If you split into two tables, you need to execute two queries; broadly speaking, I would expect this to take twice as long as querying a single table, even if that table has the same number of records as the two other tables put together.

I think you should concentrate on what represents the business domain best - if you look at an old fashioned ledger, I think you'll find both credits and debits are entered in the same column. Your business stakeholders are more likely to think in terms of "transaction" - positive or negative - than in terms of having separate concepts for deposits and withdrawals.



回答3:

I would go for the Transaction table. This makes it much easier to implement a Transaction base class in your application.

If you later realize that you need custom WITHDRAWAL and DEPOSIT columns then you can create subclass tables containing those columns.



回答4:

From the viewpoint of the accounting department, deposits and withdrawals are both transactions with unsigned amounts. The difference being the direction of the cash flow. That leans towards a single transaction table rather than separate deposit and withdrawal tables.

From a E-R/data modelling perspective, if we start with the above, then the question is: do deposits and withdrawals share the same set of attributes? If they do, then you've got a strong indication that they are in fact, the same entity. If they have differing attributes, then you might be looking at different subtypes: perhaps a parent transaction table holding the common attributes and a subtable for each different type of transaction:

create table dbo.TransactionBase
(
  id     int   not null primary key ,
  type   int   not null , -- 1:Deposit, 2:Withdrawal, 3:???, ...
  amount money not null ,
  -- ... other common attributes ,
)
create table dbo.TransactionDeposit
(
  transaction_id int not null
    primary key
    foreign key references dbo.TransactionBase(id) ,
  -- ... deposit-specific attributes
)
create table dbo.TransactionWithdrawal
(
  transaction_id int not null
    primary key
    foreign key references dbo.TransactionBase(id) ,
  -- ... withdrawal-specific attributes
)

In this model, the base transaction table has a relationship with a cardinality of one-to-zero-or-one between each of its subtype tables. Each transaction exists in the base table, and in only one of the subtype tables.

Now you get the best of both worlds. You can deal with transactions as a whole (for instance, figuring out account balance) simply with a single select.

This is more important if you can see the number of transaction types increasing.



回答5:

I would create a view that has combined data that you need. That way you can having meaningful tables as well as a single source to query for information. You do not want to store two different things in the same table.

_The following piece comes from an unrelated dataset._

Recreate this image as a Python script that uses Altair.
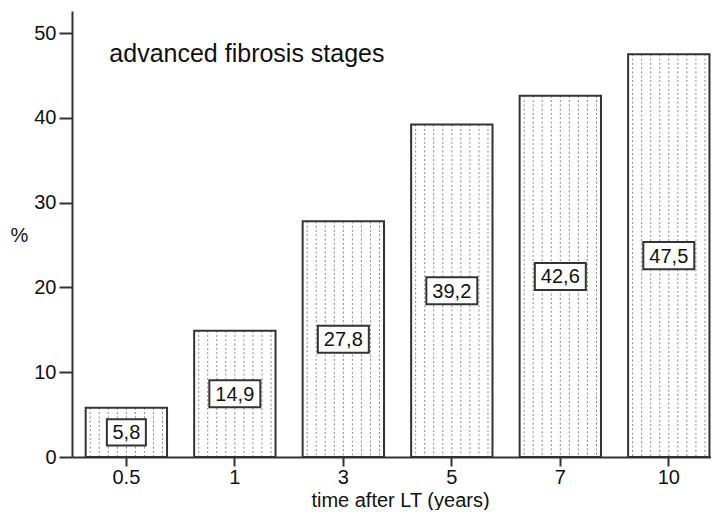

Normally you can create an indexed view if you are concerned about performance, but unfortunately since you are using unions you cannot. If you are worried about performance you might consider creating a table that you load with the unioned data.



回答6:

I would probably put these two both together in a single table, simply because they are basically very similar "transaction" entities and you'll probably want them together and indexed together for a lot of operations. You can make views which perform a horizontal section of the data and only show one or the other. If Deposits or Withdrawals have different supporting information, that might also go in the same table (with one or the other having NULLs) or in auxiliary tables.

Also, note that you probably want to use UNION ALL to avoid (hopefully unnecessary) de-duplication which UNION performs.



回答7:

I would put them in the same table, every commercial accounting system I've ever seen has one table for all transactions. There's a good reason for that. It makes sense in terms of what the users expect, it makes sense in terms of what the new developers expect and it is best for reporting where you have to do calculations against both tables to get the correct answer. If you have fields you want to be differnt bewteen the two, then put them in separate tables, but keep the main data (especially the amount and other items you need for reporting in the main table).

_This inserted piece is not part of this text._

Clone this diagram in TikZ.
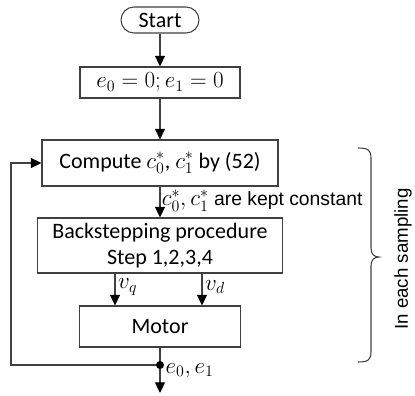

I worked with a system (designed by someone else) where different types of expenses were in different tables and that choice cause a lot of bugs over the years as new developers didn't know they were supposed to find the data in multiple tables. I think that separate tables here, too, would be a maintenance problem where people who make wierd choices about how to get the data (including using UNION where UNION ALL is indicated for performance reasons) when it should be simple.



回答8:

I would personally go with the two tables and utilize the UNION ALL if you need to group the results together.

All too often performance isn't considered in advance and being that this is just one of likely many queries I would design the database to fit the queries more often to be used like the lookups just for Withdraws or Deposits. Having all that data together is simpler but you will have to weed through double data which results in longer look-up times.

So in other words, if this union query is executed 100's of times a day but look-ups and updates against the individual tables happens 1000's of times a day then keep them separated.